-- BEGIN --
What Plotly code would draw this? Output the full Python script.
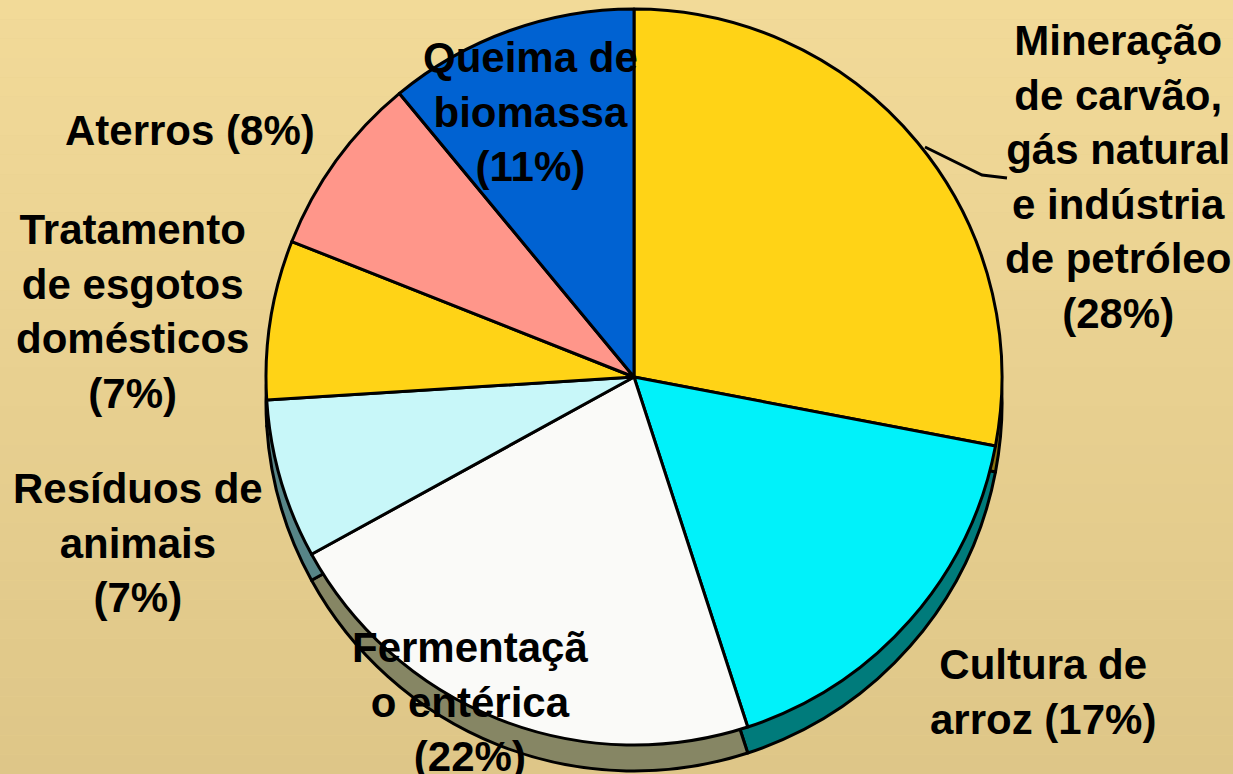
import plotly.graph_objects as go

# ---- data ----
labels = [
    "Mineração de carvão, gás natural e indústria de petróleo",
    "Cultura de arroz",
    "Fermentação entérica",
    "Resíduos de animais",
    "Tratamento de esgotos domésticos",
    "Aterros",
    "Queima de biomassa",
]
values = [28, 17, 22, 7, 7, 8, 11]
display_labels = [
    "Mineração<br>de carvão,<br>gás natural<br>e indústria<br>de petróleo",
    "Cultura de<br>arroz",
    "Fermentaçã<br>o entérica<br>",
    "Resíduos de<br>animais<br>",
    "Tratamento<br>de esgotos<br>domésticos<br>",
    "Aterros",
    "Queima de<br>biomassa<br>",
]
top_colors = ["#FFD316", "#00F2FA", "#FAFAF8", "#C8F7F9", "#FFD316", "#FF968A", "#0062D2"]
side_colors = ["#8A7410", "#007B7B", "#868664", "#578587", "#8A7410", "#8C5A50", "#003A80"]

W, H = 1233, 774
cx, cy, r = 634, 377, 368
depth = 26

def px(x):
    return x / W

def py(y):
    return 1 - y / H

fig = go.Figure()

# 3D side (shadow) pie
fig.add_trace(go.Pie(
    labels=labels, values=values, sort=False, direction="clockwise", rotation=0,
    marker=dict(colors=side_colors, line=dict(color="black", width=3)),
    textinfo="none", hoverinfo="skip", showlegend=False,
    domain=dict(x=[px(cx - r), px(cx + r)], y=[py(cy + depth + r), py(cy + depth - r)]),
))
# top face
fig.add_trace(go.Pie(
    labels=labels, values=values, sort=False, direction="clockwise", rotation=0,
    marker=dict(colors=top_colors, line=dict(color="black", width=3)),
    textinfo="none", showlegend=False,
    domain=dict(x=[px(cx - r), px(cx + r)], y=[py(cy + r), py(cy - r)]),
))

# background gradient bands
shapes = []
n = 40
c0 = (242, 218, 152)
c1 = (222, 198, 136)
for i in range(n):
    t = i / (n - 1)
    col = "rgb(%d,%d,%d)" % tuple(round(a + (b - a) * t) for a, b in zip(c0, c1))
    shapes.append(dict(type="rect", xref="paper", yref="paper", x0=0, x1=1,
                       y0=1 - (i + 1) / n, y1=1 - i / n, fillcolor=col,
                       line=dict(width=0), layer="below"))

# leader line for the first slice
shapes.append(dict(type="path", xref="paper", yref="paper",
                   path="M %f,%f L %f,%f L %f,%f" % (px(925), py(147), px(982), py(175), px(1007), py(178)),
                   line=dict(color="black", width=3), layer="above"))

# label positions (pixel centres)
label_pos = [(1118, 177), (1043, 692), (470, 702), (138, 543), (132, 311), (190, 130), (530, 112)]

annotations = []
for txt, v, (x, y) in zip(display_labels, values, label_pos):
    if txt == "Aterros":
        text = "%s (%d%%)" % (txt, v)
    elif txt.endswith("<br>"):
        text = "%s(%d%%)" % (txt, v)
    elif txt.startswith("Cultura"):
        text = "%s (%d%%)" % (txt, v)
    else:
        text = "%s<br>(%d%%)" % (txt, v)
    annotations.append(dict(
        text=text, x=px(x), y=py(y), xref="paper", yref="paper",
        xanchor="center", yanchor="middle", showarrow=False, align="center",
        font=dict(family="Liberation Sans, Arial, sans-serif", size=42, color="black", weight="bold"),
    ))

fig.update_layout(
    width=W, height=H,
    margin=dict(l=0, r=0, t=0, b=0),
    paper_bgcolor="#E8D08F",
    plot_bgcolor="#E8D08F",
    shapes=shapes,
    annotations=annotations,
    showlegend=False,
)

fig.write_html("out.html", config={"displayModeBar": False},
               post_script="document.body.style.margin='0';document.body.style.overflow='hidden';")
-- END --
What you will do: Without the pictures, return the listing above from its first line through the line that has "import plotly.graph_objects as go".

Correct result:
What Plotly code would draw this? Output the full Python script.
import plotly.graph_objects as go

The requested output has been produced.